1.  The trial judge's decision was dated November 13, 2013, and she did not have the benefit of the Supreme Court's subsequent decision in Mooring Tax Asset Grp., L.L.C. v. James, 14–0109 (La.12/9/14), 156 So.3d 1143.

2.  From the record before us, it is clear that Mr. Gibert had not placed this matter in a proper procedural posture in order to obtain any ruling thereon from the trial judge.

3.  Louisiana Constitution Article VII, Section 25(C) reads in its entirety:Annulment. No sale of property for taxes shall be set aside for any cause, except on proof of payment of the taxes prior to the date of the sale, unless the proceeding to annul is instituted within six months after service of notice of sale. A notice of sale shall not be served until the final day for redemption has ended. It must be served within five years after the date of the recordation of the tax deed if no notice is given.

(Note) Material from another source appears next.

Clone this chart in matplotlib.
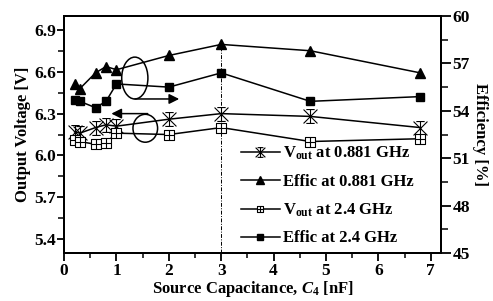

The fact that taxes were paid on a part of the property sold prior to the sale thereof, or that a part of the property was not subject to taxation, shall not be cause for annulling the sale of any part thereof on which the taxes for which it was sold were due and unpaid. No judgment annulling a tax sale shall have effect until the price and all taxes and costs are paid, and until ten percent per annum interest on the amount of the price and taxes paid from date of respective payments are paid to the purchaser; however, this shall not apply to sales annulled because the taxes were paid prior to the date of sale.

4.  In light of the calculations set out in the ex parte communication, it does not appear that Cititax was compensated for Mr. Rulh's charges.

5.  Although neither party has raised the matter, we note at the outset that La. R.S. 47:2290 and La. R.S. 47:2291 were both enacted into law as part of a comprehensive overhaul of ad valorem tax statutes with an effective date of January 1, 2009—long after the 2003 tax sale to Cititax. The official comments to both sections indicate that these provisions are new. Our examination of the pre-amendment tax provisions has revealed no analogous pre-enactment statutes.